Well, yeah, but let's say you want to use CPAN modules X, Y, Z and W. If X wants Moose, Y wants Mouse, Z wants Moo and W wants Mo, you end up with Mess. :(

Moose

Posted Mar 27, 2012 20:13 UTC (Tue) by jnareb (subscriber, #46500) [Link] (1 responses)

Well, yeah, but let's say you want to use CPAN modules X, Y, Z and W. If X wants Moose, Y wants Mouse, Z wants Moo and W wants Mo, you end up with Mess. :(

Well, there are Any:Moose, Any::Mo modules. For example if you use Any::Mo you are limited to what Mo can do, but you can use any of Mo, Moo, Mouse, Moose which can implement this subset of OOP.

Moose

Posted Mar 29, 2012 3:11 UTC (Thu) by harbud (guest, #83808) [Link]

No, the problem is I cannot control what X, Y, Z, and W uses.
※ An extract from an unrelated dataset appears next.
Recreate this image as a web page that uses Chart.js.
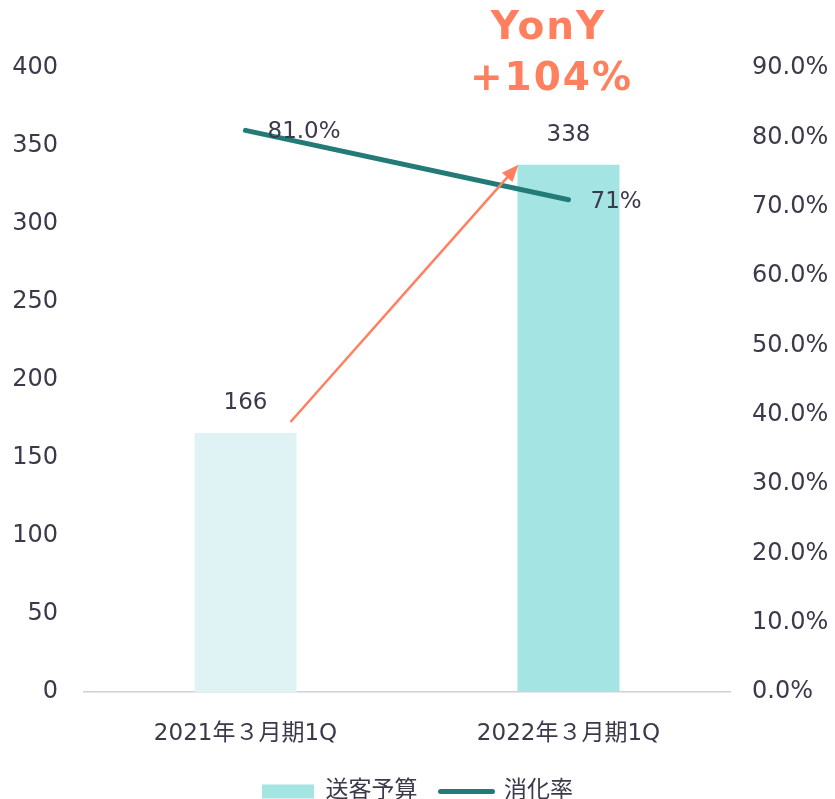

X might use Moose specifically and not Any::Moose, Y might use Mouse, and so on.

Perl 5.16 and beyond

Posted Mar 23, 2012 16:21 UTC (Fri) by b7j0c (guest, #27559) [Link]
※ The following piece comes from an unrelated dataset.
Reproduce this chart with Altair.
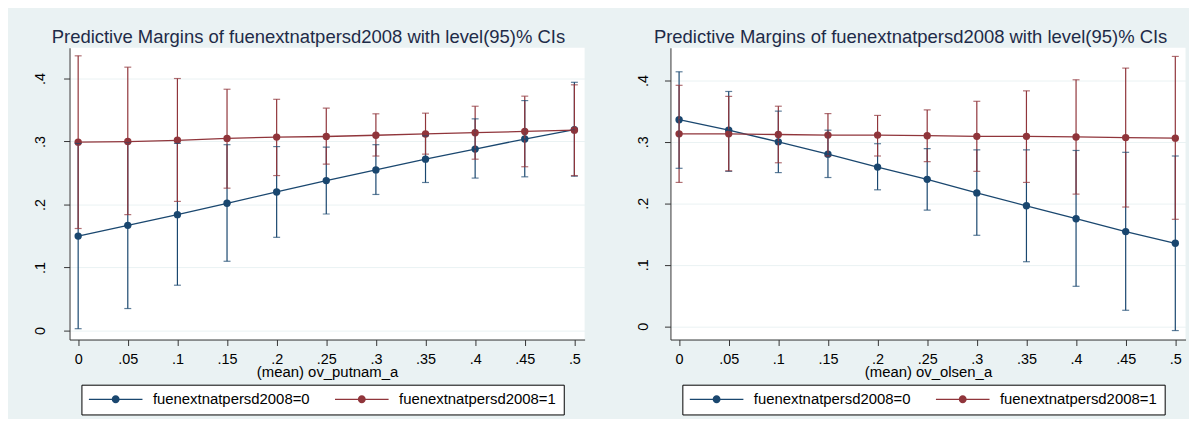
import altair as alt
import pandas as pd

# ---------------- data ----------------
x_vals = [0.0, 0.05, 0.1, 0.15, 0.2, 0.25, 0.3, 0.35, 0.4, 0.45, 0.5]
x_tick_labels = ["0", ".05", ".1", ".15", ".2", ".25", ".3", ".35", ".4", ".45", ".5"]
y_ticks = [0.0, 0.1, 0.2, 0.3, 0.4]
y_tick_labels = ["0", ".1", ".2", ".3", ".4"]

series_names = ["fuenextnatpersd2008=0", "fuenextnatpersd2008=1"]

# left panel: ov_putnam_a
putnam_m0 = [0.150, 0.167, 0.184, 0.202, 0.220, 0.238, 0.255, 0.272, 0.288, 0.304, 0.319]
putnam_lo0 = [0.003, 0.035, 0.072, 0.110, 0.148, 0.185, 0.216, 0.235, 0.242, 0.244, 0.245]
putnam_hi0 = [0.297, 0.299, 0.297, 0.295, 0.292, 0.291, 0.295, 0.309, 0.336, 0.365, 0.394]
putnam_m1 = [0.299, 0.300, 0.302, 0.305, 0.307, 0.308, 0.310, 0.312, 0.314, 0.316, 0.318]
putnam_lo1 = [0.162, 0.184, 0.205, 0.226, 0.246, 0.264, 0.277, 0.280, 0.272, 0.260, 0.246]
putnam_hi1 = [0.436, 0.418, 0.400, 0.383, 0.367, 0.353, 0.344, 0.345, 0.356, 0.372, 0.390]

# right panel: ov_olsen_a
olsen_m0 = [0.336, 0.319, 0.300, 0.280, 0.259, 0.239, 0.217, 0.196, 0.175, 0.154, 0.135]
olsen_lo0 = [0.257, 0.252, 0.250, 0.242, 0.222, 0.189, 0.148, 0.105, 0.065, 0.026, -0.007]
olsen_hi0 = [0.414, 0.382, 0.350, 0.319, 0.297, 0.289, 0.287, 0.287, 0.286, 0.283, 0.277]
olsen_m1 = [0.313, 0.313, 0.312, 0.311, 0.311, 0.310, 0.309, 0.309, 0.308, 0.307, 0.306]
olsen_lo1 = [0.234, 0.253, 0.266, 0.277, 0.277, 0.268, 0.252, 0.234, 0.215, 0.194, 0.174]
olsen_hi1 = [0.392, 0.374, 0.358, 0.346, 0.343, 0.352, 0.366, 0.383, 0.401, 0.420, 0.439]

title_text = "Predictive Margins of fuenextnatpersd2008 with level(95)% CIs"

# ---------------- style ----------------
FONT = "Liberation Sans"
NAVY = "#1A476F"
MAROON = "#90353B"
BG = "#EAF2F3"
TITLE_COLOR = "#1E2B48"

# legend key: a thin line with a dot in the middle (drawn to the right of a small slot)
KEY_PATH = ("M-1,-0.093L6.714,-0.093L6.714,0.093L-1,0.093Z "
            "M3.428,0A0.571,0.571,0,1,1,2.286,0A0.571,0.571,0,1,1,3.428,0Z")


def label_expr(values, labels):
    vals = ",".join(repr(v) for v in values)
    labs = ",".join("'" + s + "'" for s in labels)
    return f"[{labs}][indexof([{vals}], datum.value)]"


def make_df(m0, lo0, hi0, m1, lo1, hi1):
    rows = []
    for i, x in enumerate(x_vals):
        rows.append(dict(x=x, series=series_names[0], m=m0[i], lo=lo0[i], hi=hi0[i]))
    for i, x in enumerate(x_vals):
        rows.append(dict(x=x, series=series_names[1], m=m1[i], lo=lo1[i], hi=hi1[i]))
    return pd.DataFrame(rows)


def panel(df, xtitle, ydomain, ylabel_pad):
    xs = alt.Scale(domain=[-0.0087, 0.5103], nice=False, zero=False)
    ys = alt.Scale(domain=ydomain, nice=False, zero=False)
    xaxis = alt.Axis(values=x_vals, labelExpr=label_expr(x_vals, x_tick_labels),
                     title=xtitle, grid=False, tickSize=6, labelPadding=7,
                     titleY=37, titleBaseline="alphabetic")
    yaxis = alt.Axis(values=y_ticks, labelExpr=label_expr(y_ticks, y_tick_labels),
                     title=None, grid=True, tickSize=6, labelAngle=270,
                     labelAlign="center", labelBaseline="middle",
                     labelPadding=ylabel_pad)
    cscale = alt.Scale(domain=series_names, range=[NAVY, MAROON])
    legend = alt.Legend(title=None, orient="none", legendX=12, legendY=339.5,
                        direction="horizontal", symbolType=KEY_PATH, symbolSize=196,
                        symbolStrokeWidth=0, symbolOpacity=1, labelFontSize=15,
                        labelFont=FONT, labelColor="black", labelOffset=50,
                        columnPadding=24, padding=7, strokeColor="black",
                        fillColor="white", labelLimit=0, cornerRadius=0)
    color_leg = alt.Color("series:N", scale=cscale, legend=legend)
    color_nol = alt.Color("series:N", scale=cscale, legend=None)

    base = alt.Chart(df)
    pts = base.mark_point(filled=True, size=55, opacity=1).encode(
        x=alt.X("x:Q", scale=xs, axis=xaxis),
        y=alt.Y("m:Q", scale=ys, axis=yaxis),
        color=color_leg)
    bars = base.mark_rule(strokeWidth=1.2).encode(
        x="x:Q", y="lo:Q", y2="hi:Q", color=color_nol)
    cap_lo = base.mark_tick(orient="horizontal", size=7, thickness=1.2).encode(
        x="x:Q", y="lo:Q", color=color_nol)
    cap_hi = base.mark_tick(orient="horizontal", size=7, thickness=1.2).encode(
        x="x:Q", y="hi:Q", color=color_nol)
    line = base.mark_line(strokeWidth=1.3).encode(
        x="x:Q", y="m:Q", color=color_nol, detail="series:N")
    return alt.layer(pts, bars, cap_lo, cap_hi, line).properties(
        width=519, height=294,
        title=alt.TitleParams(title_text, fontSize=18.6, font=FONT, color=TITLE_COLOR,
                              fontWeight="normal", anchor="middle", frame="bounds",
                              offset=1.5))


left = panel(make_df(putnam_m0, putnam_lo0, putnam_hi0, putnam_m1, putnam_lo1, putnam_hi1),
             "(mean) ov_putnam_a", [-0.0142, 0.4488], 23.5)
right = panel(make_df(olsen_m0, olsen_lo0, olsen_hi0, olsen_m1, olsen_lo1, olsen_hi1),
              "(mean) ov_olsen_a", [-0.0216, 0.4531], 21)

chart = alt.hconcat(left, right, spacing=51.5).resolve_scale(
    color="independent", x="independent", y="independent"
).properties(
    background=BG,
    padding={"left": 24, "top": 17.5, "right": 3, "bottom": 2},
).configure_view(
    fill="white", strokeWidth=0
).configure_axis(
    labelFont=FONT, titleFont=FONT, labelFontSize=14.5, titleFontSize=15,
    labelColor="black", titleColor="black", titleFontWeight="normal",
    domainColor="#333333", domainWidth=1, tickColor="#333333", tickWidth=1,
    gridColor=BG, gridWidth=1
)

chart.save("out.html", embed_options={"renderer": "svg", "actions": False})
putting MOP in the core would be a great move, please do!

Perl 5.16 and beyond

Posted Mar 25, 2012 11:21 UTC (Sun) by kleptog (subscriber, #1183) [Link] (2 responses)

I something wonder where Python would be now if it had such an extensible core. The idea that you might be able to, per module, define whether you want Python 2 or Python 3 string semantics. from __future__ does some of the same work, but doesn't go far enough.

Perl 5.16 and beyond

Posted Mar 27, 2012 10:37 UTC (Tue) by man_ls (guest, #15091) [Link] (1 responses)
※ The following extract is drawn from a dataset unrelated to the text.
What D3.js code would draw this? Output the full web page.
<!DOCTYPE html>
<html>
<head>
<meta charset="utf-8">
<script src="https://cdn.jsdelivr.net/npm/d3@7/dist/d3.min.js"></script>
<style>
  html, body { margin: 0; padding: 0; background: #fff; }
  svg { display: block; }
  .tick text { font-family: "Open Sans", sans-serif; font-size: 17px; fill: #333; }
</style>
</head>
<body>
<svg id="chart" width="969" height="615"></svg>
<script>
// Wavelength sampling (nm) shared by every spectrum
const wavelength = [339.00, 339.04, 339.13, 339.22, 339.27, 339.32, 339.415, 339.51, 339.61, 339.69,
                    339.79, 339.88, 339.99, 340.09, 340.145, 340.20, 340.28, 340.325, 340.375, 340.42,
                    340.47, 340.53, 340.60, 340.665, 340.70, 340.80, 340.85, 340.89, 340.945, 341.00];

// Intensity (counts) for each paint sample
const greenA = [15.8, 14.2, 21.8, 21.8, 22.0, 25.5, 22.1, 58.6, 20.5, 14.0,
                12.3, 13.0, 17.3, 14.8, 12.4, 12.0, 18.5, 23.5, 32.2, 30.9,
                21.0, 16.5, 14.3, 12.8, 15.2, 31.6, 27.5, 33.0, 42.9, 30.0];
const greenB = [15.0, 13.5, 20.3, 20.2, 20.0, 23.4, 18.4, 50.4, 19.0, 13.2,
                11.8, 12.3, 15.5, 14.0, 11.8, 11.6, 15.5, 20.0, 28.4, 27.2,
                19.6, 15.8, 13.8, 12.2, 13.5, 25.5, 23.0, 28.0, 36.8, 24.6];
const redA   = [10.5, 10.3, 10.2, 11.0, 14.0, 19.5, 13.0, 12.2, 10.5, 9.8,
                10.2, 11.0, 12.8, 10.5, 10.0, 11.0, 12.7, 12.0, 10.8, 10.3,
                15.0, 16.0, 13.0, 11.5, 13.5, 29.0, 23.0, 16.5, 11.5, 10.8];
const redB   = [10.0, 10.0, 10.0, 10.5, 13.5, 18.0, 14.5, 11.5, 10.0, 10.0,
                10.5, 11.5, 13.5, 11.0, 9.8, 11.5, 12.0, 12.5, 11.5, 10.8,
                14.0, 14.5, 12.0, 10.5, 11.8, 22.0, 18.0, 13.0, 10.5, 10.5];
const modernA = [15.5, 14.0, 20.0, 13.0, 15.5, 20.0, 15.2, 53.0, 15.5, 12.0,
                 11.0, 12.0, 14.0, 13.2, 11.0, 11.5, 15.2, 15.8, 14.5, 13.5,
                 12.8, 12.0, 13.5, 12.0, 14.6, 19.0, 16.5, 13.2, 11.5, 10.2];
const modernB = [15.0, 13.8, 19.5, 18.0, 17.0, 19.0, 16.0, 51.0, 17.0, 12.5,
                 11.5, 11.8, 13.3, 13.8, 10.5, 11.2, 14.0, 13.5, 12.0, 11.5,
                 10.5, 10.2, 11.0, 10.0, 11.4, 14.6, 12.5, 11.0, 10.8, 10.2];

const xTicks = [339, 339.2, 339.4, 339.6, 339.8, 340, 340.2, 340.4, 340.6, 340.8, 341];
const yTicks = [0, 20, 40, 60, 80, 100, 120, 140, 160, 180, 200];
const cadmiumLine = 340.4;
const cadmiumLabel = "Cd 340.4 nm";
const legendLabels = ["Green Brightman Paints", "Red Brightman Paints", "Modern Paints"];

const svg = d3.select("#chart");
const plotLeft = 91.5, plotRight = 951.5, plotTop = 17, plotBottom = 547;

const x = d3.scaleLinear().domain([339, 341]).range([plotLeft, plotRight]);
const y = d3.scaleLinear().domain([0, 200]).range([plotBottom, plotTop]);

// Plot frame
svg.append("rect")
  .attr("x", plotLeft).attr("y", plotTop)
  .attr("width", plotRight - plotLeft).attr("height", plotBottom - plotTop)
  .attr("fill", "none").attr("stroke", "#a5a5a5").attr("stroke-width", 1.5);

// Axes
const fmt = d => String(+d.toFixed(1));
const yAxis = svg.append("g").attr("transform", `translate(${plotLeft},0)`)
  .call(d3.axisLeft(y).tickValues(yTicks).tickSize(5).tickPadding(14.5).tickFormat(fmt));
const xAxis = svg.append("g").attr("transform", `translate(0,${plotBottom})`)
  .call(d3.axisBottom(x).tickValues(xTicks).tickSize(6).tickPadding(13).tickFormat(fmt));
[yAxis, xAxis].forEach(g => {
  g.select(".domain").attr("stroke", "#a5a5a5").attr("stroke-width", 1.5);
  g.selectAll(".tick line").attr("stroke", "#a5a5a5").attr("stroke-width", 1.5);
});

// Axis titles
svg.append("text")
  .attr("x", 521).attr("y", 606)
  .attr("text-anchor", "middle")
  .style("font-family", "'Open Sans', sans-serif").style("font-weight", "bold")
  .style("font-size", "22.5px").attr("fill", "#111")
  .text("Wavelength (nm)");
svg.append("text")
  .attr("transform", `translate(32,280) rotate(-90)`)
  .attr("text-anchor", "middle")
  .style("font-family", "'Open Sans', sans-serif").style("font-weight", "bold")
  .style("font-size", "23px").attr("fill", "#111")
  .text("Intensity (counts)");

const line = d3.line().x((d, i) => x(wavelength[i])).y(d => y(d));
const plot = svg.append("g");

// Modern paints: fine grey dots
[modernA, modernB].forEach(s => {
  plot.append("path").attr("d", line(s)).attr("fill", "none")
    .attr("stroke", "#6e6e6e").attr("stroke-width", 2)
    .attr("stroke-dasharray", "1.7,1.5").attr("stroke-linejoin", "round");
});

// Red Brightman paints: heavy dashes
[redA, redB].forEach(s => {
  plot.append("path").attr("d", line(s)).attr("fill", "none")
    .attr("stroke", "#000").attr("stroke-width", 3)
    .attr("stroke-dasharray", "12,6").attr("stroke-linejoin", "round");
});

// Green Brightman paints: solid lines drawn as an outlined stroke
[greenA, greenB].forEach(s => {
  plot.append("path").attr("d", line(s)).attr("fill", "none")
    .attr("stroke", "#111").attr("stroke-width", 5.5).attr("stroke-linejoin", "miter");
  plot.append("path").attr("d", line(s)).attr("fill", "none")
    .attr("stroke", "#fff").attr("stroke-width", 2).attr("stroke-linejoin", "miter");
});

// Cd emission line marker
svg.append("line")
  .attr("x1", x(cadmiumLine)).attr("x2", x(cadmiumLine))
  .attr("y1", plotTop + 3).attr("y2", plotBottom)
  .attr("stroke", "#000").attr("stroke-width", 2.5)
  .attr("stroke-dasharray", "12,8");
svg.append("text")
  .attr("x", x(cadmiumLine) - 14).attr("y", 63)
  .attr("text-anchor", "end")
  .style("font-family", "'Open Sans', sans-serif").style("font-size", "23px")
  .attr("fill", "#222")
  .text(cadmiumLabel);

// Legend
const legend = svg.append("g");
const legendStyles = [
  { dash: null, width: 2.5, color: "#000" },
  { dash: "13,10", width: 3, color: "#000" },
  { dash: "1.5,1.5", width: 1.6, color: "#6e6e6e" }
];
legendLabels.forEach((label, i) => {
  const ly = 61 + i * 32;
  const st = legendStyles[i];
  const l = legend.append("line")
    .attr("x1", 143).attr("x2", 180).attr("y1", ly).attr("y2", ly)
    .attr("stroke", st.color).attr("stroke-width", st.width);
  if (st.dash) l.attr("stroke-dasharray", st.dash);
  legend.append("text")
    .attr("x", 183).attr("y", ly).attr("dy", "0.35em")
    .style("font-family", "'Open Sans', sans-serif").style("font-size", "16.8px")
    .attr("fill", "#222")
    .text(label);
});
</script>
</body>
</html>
It looks like it would be a sane solution for the Python 2->3 transition mess. Not only string semantics, but to provide complete compatibility for Python 2 modules in Python 3 programs. It would be a nice way forward.

Re: What if Python had such an extensible core

Posted Jun 3, 2012 8:47 UTC (Sun) by gps (subscriber, #45638) [Link]

I don't see how this would help bridge the Python 2 <-> 3 boundary within a single program.

The real issue with doing that is the fundamental string type change; you can't magically pass data across such an interface boundary without deciding which way the types convert. Python is so dynamic that in most situations there is no definition carried around of where something came from such that a boundary crossing could be determined and enforced.